The ACA's filing was submitted in the docket for the FCC's annual assessment of video competition. Among other things, the FCC asked for public comment on "regulations that have the most significant potential for impact on competition in the market for the delivery of video programming."

Comcast's filing in the same proceeding argued that video competition is thriving and that the FCC "should eliminate outdated legacy regulations that are no longer necessary in today’s highly competitive video marketplace." Comcast, the nation's biggest cable company with 22.5 million TV subscribers, said the FCC's program access and program carriage rules are "legacy regulations that constrain investment and innovation."

Comcast demand allegedly makes basic TV tier unviable

"Minimum penetration policies" included in programming contracts require TV providers "to distribute a cable network to a minimum specified percentage of its video subscribers," the ACA's filing explained. But in calculating that percentage of the subscriber base, almost all programmers exclude subscribers who receive only a basic tier consisting primarily of broadcast channels, the filing said.

"This option has always been of value to consumers who only wanted access to broadcast stations but had poor over-the-air reception or wanted to avoid the expense and trouble of installing a large antenna" and is growing in popularity today among people who watch online video services instead of cable channels, the ACA said.

The basic tier of broadcast channels is also known as the "lifeline" tier. Excluding lifeline subscribers from minimum penetration policies "is altogether reasonable and appropriate given the historical distinction between carriage of broadcast and cable network programming under the Communications Act and the Commission's rules," the ACA said.

But Comcast doesn't want to exclude basic tier subscribers from minimum penetration policies, making it financially infeasible for small cable companies to offer the basic tier, the ACA told the FCC:

In its RSN [Regional Sports Network] licensing agreements with a number of ACA members, however, Comcast-NBCU has insisted on including a minimum penetration requirement that does not incorporate a lifeline exclusion and on setting the penetration rate at a high enough level such that these members are no longer able to broadly sell a broadcast basic or lifeline tier service at their existing prices without automatically violating the minimum penetration requirement in their RSN agreements. This is true even if they were to include the RSN in every video bundle (expanded basic and specialty tiers) they offer except for broadcast basic service. An MVPD in this position must ultimately either raise the price of the broadcast basic tier to dampen demand for this service or essentially cease to offer a true broadcast basic tier that does not include cable programming networks. Either outcome will obviously harm consumers.

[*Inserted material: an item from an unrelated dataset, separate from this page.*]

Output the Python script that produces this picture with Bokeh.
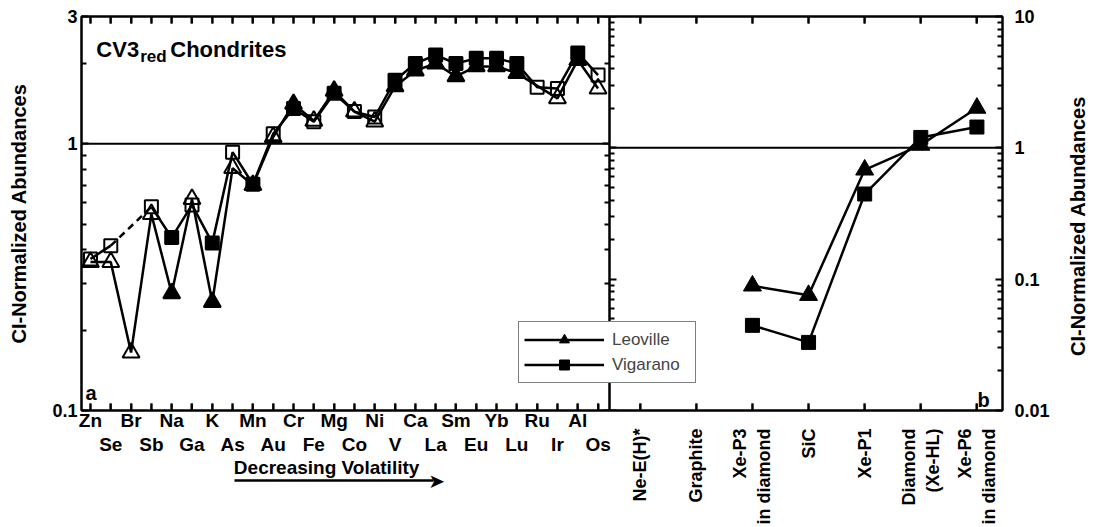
import math
from bokeh.plotting import figure
from bokeh.models import (Range1d, LogScale, LinearAxis, LogAxis, FixedTicker, Legend,
                          LegendItem, Label, ColumnDataSource, Grid)
from bokeh.embed import file_html
from bokeh.resources import INLINE

nan = float("nan")

# ---------------- data: panel a (elements in order of decreasing volatility)
elements = ["Zn", "Se", "Br", "Sb", "Na", "Ga", "K", "As", "Mn", "Au", "Cr", "Fe", "Mg",
            "Co", "Ni", "V", "Ca", "La", "Sm", "Eu", "Yb", "Lu", "Ru", "Ir", "Al", "Os"]
filled_a = [0, 0, 0, 0, 1, 0, 1, 0, 1, 0, 1, 0, 1, 0, 0, 1, 1, 1, 1, 1, 1, 1, 0, 0, 1, 0]
leoville_a = [0.36, 0.36, 0.165, 0.545, 0.275, 0.62, 0.255, 0.81, 0.70, 1.06, 1.41, 1.22, 1.58,
              1.32, 1.21, 1.64, 1.88, 2.00, 1.79, 1.95, 1.95, 1.84, nan, 1.48, 2.06, 1.61]
vigarano_a = [0.37, 0.415, nan, 0.58, 0.445, 0.59, 0.425, 0.93, 0.705, 1.09, 1.355, 1.21, 1.545,
              1.32, 1.26, 1.73, 2.00, 2.15, 2.00, 2.09, 2.09, 2.00, 1.63, 1.61, 2.19, 1.81]

# ---------------- data: panel b (presolar components)
components = ["Ne-E(H)*", "Graphite", "Xe-P3\nin diamond", "SiC", "Xe-P1",
              "Diamond\n(Xe-HL)", "Xe-P6\nin diamond"]
leoville_b = [nan, nan, 0.089, 0.0755, 0.68, 1.05, 2.01]
vigarano_b = [nan, nan, 0.0445, 0.033, 0.445, 1.20, 1.44]

y_title = "CI-Normalized Abundances"
x_caption = "Decreasing Volatility"

FONT = "Liberation Sans"

# frame geometry expressed in each panel's own units
XA = (-0.442, 44.92)     # panel a x units across the full frame
XA_END = 25.58           # panel boundary in panel a units
XB = (-9.956, 6.456)     # panel b x units across the full frame
XB_START = -0.542        # panel boundary in panel b units
YA = (0.1, 3)
YB = (0.01, 10)

p = figure(width=1103, height=527, output_backend="svg", toolbar_location=None,
           x_range=Range1d(*XA), y_range=Range1d(*YA), y_axis_type="log",
           x_axis_location=None, y_axis_location=None,
           min_border_left=81, min_border_right=98, min_border_top=16, min_border_bottom=116)
p.extra_x_ranges = {"b": Range1d(*XB)}
p.extra_y_ranges = {"b": Range1d(*YB)}
p.extra_y_scales = {"b": LogScale()}
p.center = [r for r in p.center if not isinstance(r, Grid)]
p.outline_line_color = "black"
p.outline_line_width = 2
p.background_fill_color = "white"
p.border_fill_color = "white"


def style_axis(ax, tick_in=7, minor_in=5, labels=True, size="18px", rule=True):
    ax.axis_line_color = "black" if rule else None
    ax.axis_line_width = 2
    ax.major_tick_in = tick_in
    ax.major_tick_out = 0
    ax.minor_tick_in = minor_in
    ax.minor_tick_out = 0
    ax.major_tick_line_width = 2
    ax.minor_tick_line_width = 2
    ax.major_tick_line_color = "black" if tick_in else None
    ax.minor_tick_line_color = "black" if minor_in else None
    ax.major_label_text_font = FONT
    ax.major_label_text_font_style = "bold"
    ax.major_label_text_font_size = size if labels else "0px"
    ax.major_label_text_color = "black" if labels else None
    if not labels:
        ax.major_label_standoff = 0
    ax.axis_label_text_font = FONT
    ax.axis_label_text_font_style = "bold"
    ax.axis_label_text_font_size = "20px"
    ax.axis_label_text_color = "black"


# ---------------- y axes
minor_a = [0.2, 0.3, 0.4, 0.5, 0.6, 0.7, 0.8, 0.9, 2]
ticks_a = [0.1, 1, 3]
minor_b = [k * 10.0 ** e for e in (-2, -1, 0) for k in range(2, 10)]
ticks_b = [0.01, 0.1, 1, 10]

ax = LogAxis(ticker=FixedTicker(ticks=ticks_a, minor_ticks=minor_a),
             major_label_overrides={0.1: "0.1", 1: "1", 3: "3"}, axis_label=y_title)
style_axis(ax)
ax.major_label_standoff = 4
ax.axis_label_standoff = 19
p.add_layout(ax, "left")

ax = LogAxis(ticker=FixedTicker(ticks=ticks_a, minor_ticks=minor_a), fixed_location=XA_END)
style_axis(ax, labels=False)
p.add_layout(ax, "right")

ax = LogAxis(y_range_name="b", ticker=FixedTicker(ticks=ticks_b, minor_ticks=minor_b),
             fixed_location=XA_END)
style_axis(ax, labels=False)
p.add_layout(ax, "left")

ax = LogAxis(y_range_name="b", ticker=FixedTicker(ticks=ticks_b, minor_ticks=minor_b),
             major_label_overrides={0.01: "0.01", 0.1: "0.1", 1: "1", 10: "10"})
style_axis(ax)
ax.major_label_standoff = 12
p.add_layout(ax, "right")

# right-hand title, written upward like the left one (placed as a rotated tick label)
ax = LogAxis(y_range_name="b", ticker=FixedTicker(ticks=[0.026]),
             major_label_overrides={0.026: y_title}, major_label_orientation=math.pi / 2)
style_axis(ax, tick_in=0, minor_in=0, size="20px", rule=False)
ax.major_label_standoff = 26
p.add_layout(ax, "right")

# ---------------- top axes (tick marks only)
ia = list(range(len(elements)))
ib = list(range(len(components)))
even = ia[0::2]
odd = ia[1::2]

ax = LinearAxis(ticker=FixedTicker(ticks=ia), bounds=(XA[0], XA_END))
style_axis(ax, labels=False)
p.add_layout(ax, "above")
ax = LinearAxis(x_range_name="b", ticker=FixedTicker(ticks=ib), bounds=(XB_START, XB[1]))
style_axis(ax, labels=False)
p.add_layout(ax, "above")

# ---------------- bottom axes
# panel b tick marks (zero height, sits on the frame)
ax = LinearAxis(x_range_name="b", ticker=FixedTicker(ticks=ib), bounds=(XB_START, XB[1]))
style_axis(ax, labels=False)
p.add_layout(ax, "below")

# panel a, two staggered label rows
ax = LinearAxis(ticker=FixedTicker(ticks=even, minor_ticks=odd), bounds=(XA[0], XA_END),
                major_label_overrides={i: elements[i] for i in even})
style_axis(ax, tick_in=7, minor_in=7, size="19px")
ax.major_label_standoff = -1
p.add_layout(ax, "below")

ax = LinearAxis(ticker=FixedTicker(ticks=odd), bounds=(XA[0], XA_END),
                major_label_overrides={i: elements[i] for i in odd})
style_axis(ax, tick_in=0, minor_in=0, size="19px", rule=False)
ax.major_label_standoff = 0
p.add_layout(ax, "below")

# caption "Decreasing Volatility" centred under Mn..Ca
ax = LinearAxis(ticker=FixedTicker(ticks=[11.63]), major_label_overrides={11.63: x_caption})
style_axis(ax, tick_in=0, minor_in=0, size="19px", rule=False)
ax.major_label_standoff = -1
p.add_layout(ax, "below")

# the arrow: shaft = axis rule, head = glyph at its end
ax = LinearAxis(ticker=FixedTicker(ticks=[17.05]), bounds=(7.1, 16.9),
                major_label_overrides={17.05: "\u27a4"})
style_axis(ax, tick_in=0, minor_in=0, size="20px")
ax.axis_line_width = 2.5
ax.major_label_text_font = "DejaVu Sans"
ax.major_label_text_font_style = "normal"
ax.major_label_standoff = -12
p.add_layout(ax, "below")

# panel b labels, written upward, lifted back up to just under the frame
ax = LinearAxis(x_range_name="b", ticker=FixedTicker(ticks=ib), bounds=(XB_START, XB[1]),
                major_label_overrides={i: components[i] for i in ib},
                major_label_orientation=math.pi / 2)
style_axis(ax, tick_in=0, minor_in=0, size="18px", rule=False)
ax.major_label_standoff = -67
p.add_layout(ax, "below")

# inward tick marks on the top and bottom edges (half of each dash is clipped by the frame)
for yv in YA:
    p.scatter(ia, [yv] * len(ia), marker="dash", angle=math.pi / 2, size=14,
              line_color="black", line_width=2)
for yv in YB:
    p.scatter(ib, [yv] * len(ib), marker="dash", angle=math.pi / 2, size=14,
              line_color="black", line_width=2, x_range_name="b", y_range_name="b")

# ---------------- reference lines at 1
p.line([XA[0], XA_END], [1, 1], line_color="black", line_width=2)
p.line([XB_START, XB[1]], [1, 1], line_color="black", line_width=2,
       x_range_name="b", y_range_name="b")

# ---------------- panel a series
lx = [i for i in ia if not math.isnan(leoville_a[i])]
p.line(lx, [leoville_a[i] for i in lx], line_color="black", line_width=2.5)

runs, cur = [], []
for i in ia:
    if math.isnan(vigarano_a[i]):
        if cur:
            runs.append(cur)
            cur = []
    else:
        cur.append(i)
if cur:
    runs.append(cur)
for r in runs:
    p.line(r, [vigarano_a[i] for i in r], line_color="black", line_width=2.5)
for r0, r1 in zip(runs[:-1], runs[1:]):
    p.line([r0[-1], r1[0]], [vigarano_a[r0[-1]], vigarano_a[r1[0]]],
           line_color="black", line_width=2.5, line_dash="7 5")

src_a = ColumnDataSource(dict(x=ia, leo=leoville_a, vig=vigarano_a,
                              alpha=[1.0 if f else 0.0 for f in filled_a]))
p.scatter("x", "leo", source=src_a, marker="triangle", size=17, fill_color="black",
          fill_alpha="alpha", line_color="black", line_width=2)
p.scatter("x", "vig", source=src_a, marker="square", size=13, fill_color="black",
          fill_alpha="alpha", line_color="black", line_width=2)

# ---------------- panel b series
src_b = ColumnDataSource(dict(x=ib, leo=leoville_b, vig=vigarano_b))
lb_line = p.line("x", "leo", source=src_b, x_range_name="b", y_range_name="b",
                 line_color="black", line_width=2.5)
vb_line = p.line("x", "vig", source=src_b, x_range_name="b", y_range_name="b",
                 line_color="black", line_width=2.5)
lb_pts = p.scatter("x", "leo", source=src_b, x_range_name="b", y_range_name="b",
                   marker="triangle", size=18, fill_color="black", line_color="black")
vb_pts = p.scatter("x", "vig", source=src_b, x_range_name="b", y_range_name="b",
                   marker="square", size=14, fill_color="black", line_color="black")

# ---------------- legend
leg = Legend(items=[LegendItem(label="Leoville", renderers=[lb_line, lb_pts]),
                    LegendItem(label="Vigarano", renderers=[vb_line, vb_pts])],
             location=(437, 27), margin=0, padding=5, spacing=0, glyph_height=25,
             glyph_width=80, label_standoff=8, label_width=78, label_text_font=FONT,
             label_text_font_size="17px",
             border_line_color="black", border_line_width=1.5,
             background_fill_color="white", background_fill_alpha=1.0)
p.add_layout(leg, "center")

# ---------------- texts inside the frames
def txt(x, y, s, size="22px", **kw):
    p.add_layout(Label(x=x, y=y, text=s, text_font=FONT, text_font_style="bold",
                       text_font_size=size, text_color="black",
                       text_baseline="alphabetic", **kw))

txt(0.29, 2.26, "CV3")
txt(2.45, 2.127, "red", size="17px")
txt(3.93, 2.26, "Chondrites")
txt(-0.245, 0.1168, "a", size="20px")
txt(6.01, 0.0121, "b", size="20px", x_range_name="b", y_range_name="b")

open("out.html", "w").write(file_html(p, INLINE))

Comcast's negotiation demands have "begun to threaten some of [the ACA's] members' ability to continue to offer their subscribers access to a basic broadcast tier of service," the group said.

ACA members could also decline to carry regional sports networks, but in doing so could lose sports-watching customers who are willing to pay extra to watch local teams.

Rules need to change, group says

Comcast apparently isn't breaking any rules with these demands today, but the ACA wants the FCC to change that. Comcast's strategy "is both anti-competitive and anti-consumer and is not in the public interest," the group said.

"At a minimum, the commission should further investigate this practice," the ACA wrote. "ACA believes that should the commission do so, it will determine that the practice of imposing minimum penetration requirements in cable programming network agreements that do not contain a lifeline carve-out unreasonably limits consumer choice and competition without providing any offsetting benefits, and that this conclusion should provide a sufficient basis for the commission to prohibit this practice under the program access rules."

We asked Comcast for comment today and will update this story if we get a response.

Comcast/NBC merger conditions set to expire

The ACA also said there are a few industry changes that will make this problem worse. AT&T's pending acquisition of Time Warner Inc. will bring HBO, TBS, TNT, CNN, and other big networks under the control of a major TV provider "and thus further increase the need for continued program access protections," the group said.

Separately, the merger conditions Comcast agreed to in order to obtain government approval to purchase NBCUniversal in 2011 will expire in January 2018, the ACA wrote. These merger conditions protected smaller rivals with an arbitration requirement.

The conditions "require Comcast to agree to the submission of disputes over prices, terms and conditions of programming agreements to arbitration to determine a fair market value for the programming in the event that a private agreement cannot be reached with an MVPD seeking to license Comcast-NBCU programming," the group's filing said.

That requirement essentially "closes a loophole in program access rules" that lets cable companies that own programming "raise prices to rival MVPDs simply by charging itself an artificially high transfer price for the same programming," the ACA said.

The arbitration requirement that will soon expire is also used by the National Cable Television Cooperative (NCTC), which negotiates programming contracts in bulk on behalf of about 800 small and medium-sized cable companies. The NCTC's current agreement with Comcast is scheduled to expire less than 10 months after the Comcast/NBC merger conditions expire.

Comcast tried to get a contract without a lifeline exclusion the last time it negotiated with the NCTC, but it relented when the NCTC threatened to demand arbitration, the ACA's filing said. The ACA urged the commission to consider extending the merger conditions beyond the scheduled end date.

"Both ACA and NCTC fear that NCTC will be less able to resist Comcast's unreasonable, anti-consumer and anti-competitive demands without the threat of being able to ask to submit the dispute to baseball-style arbitration to determine fair and reasonable terms and conditions and without the ability to file a program access complaint with the Commission," the filing said.